# Getting more from diesel Battery



## Tomko (Jun 1, 2013)

Who makes the battery?


----------



## diesel (Jun 8, 2013)

I have a feeling that battery will last a while.


----------



## IndyDiesel (May 24, 2015)

What did this battery replacement cost? Looks good sitting in there, haven't had any issues with my battery yet.


----------



## BlueTopaz (Aug 25, 2012)

I would think with higher CCA your starter will last longer since the engine might fire off faster. Looks good and will be interesting to see how well it performs over time. 

I was looking at an Odyssey battery when the time comes to replace mine.


----------



## Robby (Mar 1, 2013)

As I read the top of the battery I see it is a 'Deep Cycle' type.

These are not well suited for automotive applications.....they are designed to tolerate discharges of 50% or more between recharges as opposed to the 10% discharge a starting battery is designed for.
They are somewhat intolerant of heat (since it is anticipated they will be remotely mounted, such as use as a trolling motor power source) and generally require a charging voltage somewhat higher than a automobile alternator provides.
They are designed to discharge slowly....like a running electric motor over a few hours as opposed to a 'Burst discharge' that is a requirement of a auto starting motor.........this variation is a result of the batteries lead plates being thicker.

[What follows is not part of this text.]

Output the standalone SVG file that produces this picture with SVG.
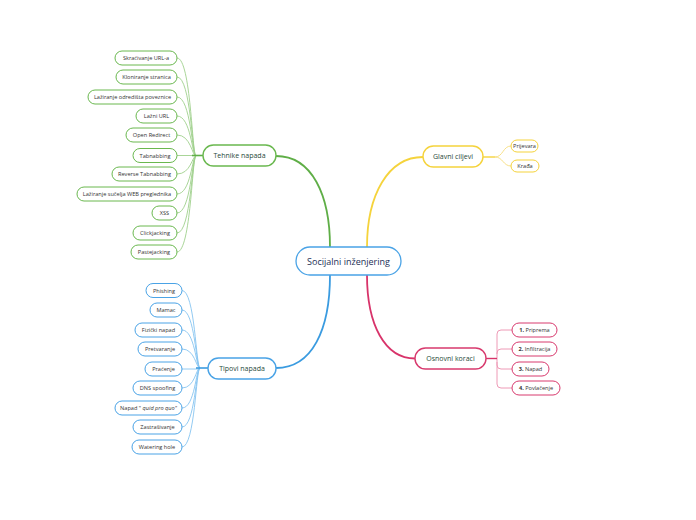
<svg xmlns="http://www.w3.org/2000/svg" width="696" height="520" viewBox="0 0 696 520">
<style>
text{font-family:"Open Sans","Liberation Sans",sans-serif;text-anchor:middle;dominant-baseline:central}
.leaf text{font-size:5.6px;fill:#333}
.leaf rect{fill:#fff;stroke-width:1}
.g rect{stroke:#6ab84f}.y rect{stroke:#f5d33c}.p rect{stroke:#d83a6e}.b rect{stroke:#4aa3e6}
.main rect{fill:#fff;stroke-width:1.4}
.main text{font-size:7px;fill:#1f4a3a}
.cg{stroke:#9fd08c;stroke-width:0.9}.cy{stroke:#f6dc7a;stroke-width:0.9}.cp{stroke:#ee9ab6;stroke-width:1}.cb{stroke:#86c4f0;stroke-width:0.9}
</style>
<rect width="696" height="520" fill="#fff"/>
<g id="connectors">
<path d="M330,247 C330,195 312,156 276,156" stroke="#5fae47" stroke-width="1.8" fill="none"/>
<path d="M367,247 C367,195 388,157 423,157" stroke="#f5d33c" stroke-width="1.8" fill="none"/>
<path d="M330,275 C330,330 312,368 276,368" stroke="#3a9be0" stroke-width="1.8" fill="none"/>
<path d="M367,275 C367,325 385,358.5 415,358.5" stroke="#d8336a" stroke-width="1.8" fill="none"/>
<g class="cg" fill="none">
<path d="M177,58 C191,58 192,156 196,156"/>
<path d="M177,77 C191,77 192,156 196,156"/>
<path d="M177,97 C191,97 192,156 196,156"/>
<path d="M177,116 C191,116 192,156 196,156"/>
<path d="M177,135 C191,135 192,156 196,156"/>
<path d="M177,155.5 H196"/>
<path d="M177,174 C191,174 192,156 196,156"/>
<path d="M177,194 C191,194 192,156 196,156"/>
<path d="M177,213 C191,213 192,156 196,156"/>
<path d="M177,233 C191,233 192,156 196,156"/>
<path d="M177,252 C191,252 192,156 196,156"/>
</g>
<path d="M192,155.5 H203" stroke="#5fae47" stroke-width="1.6" fill="none"/>
<g class="cb" fill="none">
<path d="M182,290.5 C195,290.5 196,368 200,368"/>
<path d="M182,310 C195,310 196,368 200,368"/>
<path d="M182,330 C195,330 196,368 200,368"/>
<path d="M182,349 C195,349 196,368 200,368"/>
<path d="M182,369 H200"/>
<path d="M182,388 C195,388 196,368 200,368"/>
<path d="M182,408 C195,408 196,368 200,368"/>
<path d="M182,427 C195,427 196,368 200,368"/>
<path d="M182,447 C195,447 196,368 200,368"/>
</g>
<path d="M196,368 H208" stroke="#3a9be0" stroke-width="1.6" fill="none"/>
<g class="cy" fill="none">
<path d="M495,157 C503,157 503,146 511,146"/>
<path d="M495,157 C503,157 503,166 511,166"/>
</g>
<path d="M483,157 H495" stroke="#f5d33c" stroke-width="1.4" fill="none"/>
<g class="cp" fill="none">
<path d="M512,330 H501 Q497,330 497,334 V354"/>
<path d="M512,349 H501 Q497,349 497,353 V358"/>
<path d="M512,369 H501 Q497,369 497,365 V358"/>
<path d="M512,388 H501 Q497,388 497,384 V362"/>
</g>
<path d="M486,358.5 H497" stroke="#d8336a" stroke-width="1.4" fill="none"/>
</g>
<g id="center">
<rect x="296" y="247" width="105" height="28" rx="14" fill="#fff" stroke="#4aa3e6" stroke-width="1.3"/>
<text x="348.5" y="261" style="font-size:9px;fill:#1c2f55">Socijalni inženjering</text>
</g>
<g id="tehnike" class="main g"><rect x="203" y="145" width="73" height="21" rx="10.5"/><text x="239.5" y="155.5">Tehnike napada</text></g>
<g id="glavni" class="main y"><rect x="423" y="146" width="60" height="21" rx="10.5"/><text x="453" y="156.5">Glavni ciljevi</text></g>
<g id="osnovni" class="main p"><rect x="415" y="348" width="71" height="21" rx="10.5"/><text x="450.5" y="358.5">Osnovni koraci</text></g>
<g id="tipovi" class="main b"><rect x="208" y="358" width="68" height="21" rx="10.5"/><text x="242" y="368.5">Tipovi napada</text></g>
<g id="t1" class="leaf g"><rect x="115" y="51" width="62" height="14" rx="7"/><text x="146" y="58">Skraćivanje URL-a</text></g>
<g id="t2" class="leaf g"><rect x="116" y="70" width="61" height="14" rx="7"/><text x="146.5" y="77">Kloniranje stranica</text></g>
<g id="t3" class="leaf g"><rect x="88" y="90" width="89" height="14" rx="7"/><text x="132.5" y="97">Lažiranje odredišta poveznice</text></g>
<g id="t4" class="leaf g"><rect x="136" y="109" width="41" height="14" rx="7"/><text x="156.5" y="116">Lažni URL</text></g>
<g id="t5" class="leaf g"><rect x="126" y="128" width="51" height="14" rx="7"/><text x="151.5" y="135">Open Redirect</text></g>
<g id="t6" class="leaf g"><rect x="133" y="148.5" width="44" height="14" rx="7"/><text x="155" y="155.5">Tabnabbing</text></g>
<g id="t7" class="leaf g"><rect x="112" y="167" width="65" height="14" rx="7"/><text x="144.5" y="174">Reverse Tabnabbing</text></g>
<g id="t8" class="leaf g"><rect x="77" y="187" width="100" height="14" rx="7"/><text x="127" y="194">Lažiranje sučelja WEB preglednika</text></g>
<g id="t9" class="leaf g"><rect x="152" y="206" width="25" height="14" rx="7"/><text x="164.5" y="213">XSS</text></g>
<g id="t10" class="leaf g"><rect x="133" y="226" width="44" height="14" rx="7"/><text x="155" y="233">Clickjacking</text></g>
<g id="t11" class="leaf g"><rect x="131" y="245" width="46" height="14" rx="7"/><text x="154" y="252">Pastejacking</text></g>
<g id="g1" class="leaf y"><rect x="511" y="140" width="27" height="12" rx="6"/><text x="524.5" y="146">Prijevara</text></g>
<g id="g2" class="leaf y"><rect x="511" y="160" width="28" height="12" rx="6"/><text x="525" y="166">Krađa</text></g>
<g id="o1" class="leaf p"><rect x="512" y="323" width="45" height="14" rx="7"/><text x="534.5" y="330"><tspan font-weight="bold">1.</tspan> Priprema</text></g>
<g id="o2" class="leaf p"><rect x="512" y="342" width="45" height="14" rx="7"/><text x="534.5" y="349"><tspan font-weight="bold">2.</tspan> Infiltracija</text></g>
<g id="o3" class="leaf p"><rect x="512" y="362" width="37" height="14" rx="7"/><text x="530.5" y="369"><tspan font-weight="bold">3.</tspan> Napad</text></g>
<g id="o4" class="leaf p"><rect x="512" y="381" width="48" height="14" rx="7"/><text x="536" y="388"><tspan font-weight="bold">4.</tspan> Povlačenje</text></g>
<g id="p1" class="leaf b"><rect x="146" y="283.5" width="36" height="14" rx="7"/><text x="164" y="290.5">Phishing</text></g>
<g id="p2" class="leaf b"><rect x="150" y="303" width="32" height="14" rx="7"/><text x="166" y="310">Mamac</text></g>
<g id="p3" class="leaf b"><rect x="135" y="323" width="47" height="14" rx="7"/><text x="158.5" y="330">Fizički napad</text></g>
<g id="p4" class="leaf b"><rect x="138" y="342" width="44" height="14" rx="7"/><text x="160" y="349">Pretvaranje</text></g>
<g id="p5" class="leaf b"><rect x="145" y="362" width="37" height="14" rx="7"/><text x="163.5" y="369">Praćenje</text></g>
<g id="p6" class="leaf b"><rect x="133" y="381" width="49" height="14" rx="7"/><text x="157.5" y="388">DNS spoofing</text></g>
<g id="p7" class="leaf b"><rect x="115" y="401" width="67" height="14" rx="7"/><text x="148.5" y="408">Napad " <tspan font-style="italic">quid pro quo"</tspan></text></g>
<g id="p8" class="leaf b"><rect x="133" y="420" width="49" height="14" rx="7"/><text x="157.5" y="427">Zastrašivanje</text></g>
<g id="p9" class="leaf b"><rect x="132" y="440" width="50" height="14" rx="7"/><text x="157" y="447">Watering hole</text></g>
</svg>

In extreme cold situations, a deep cycle battery may be unable to provide the 'Burst' amperage to crank the engine and provide the secondary current required to power the ecm and ignition system.

In more moderate climates, some have had fairly good success but keep in mind the underhood temperatures will shorten the batteries lifespan.

As a starting point, read up on Deep Cycle Batteries on Wiki and then go into some of the sub chapters relative to automotive use.

To other readers: if you are looking for more battery capacity the battery tray will accept up to a group 27 auto battery with no mods.....the Diesel Cruze uses a group 27 AGM type and this will fit a gas Cruze with no modifications.

Rob


----------



## Tomko (Jun 1, 2013)

Robby said:


> .....the Diesel Cruze uses a group 27 AGM type and this will fit a gas Cruze with no modifications.
> 
> Rob


I can't speak for anyone else, but mine left Lordstown with a group 94 battery.

If I read the specs correctly a group 27 is 1.5" taller than a group 94.


----------



## Robby (Mar 1, 2013)

With apologies.....I should have said the group 27 is a industry case size....not specific to brand/type.
That means it could be a vented type, a sealed type, or a AGM type, or marine as the OP indicates.

The group 94 (group 27 case, AGM type) is indeed the original equipment Cruze diesel battery.

Good catch.....I was trying to reduce confusion as opposed to creating more.

Rob


----------



## IndyDiesel (May 24, 2015)

Do we know what is causing battery issues in the CTD? Mine is about 15 months old and 15k miles, no issues to this point, mine sits in the garage when not in use in the evenings and the keys are in the ignition but not locked since it is in the garage, never sets ever for more than a week without being started. On occasion maybe sitting locked at the airport for a few days.


----------



## Robby (Mar 1, 2013)

There has been no known cause posted.....yet.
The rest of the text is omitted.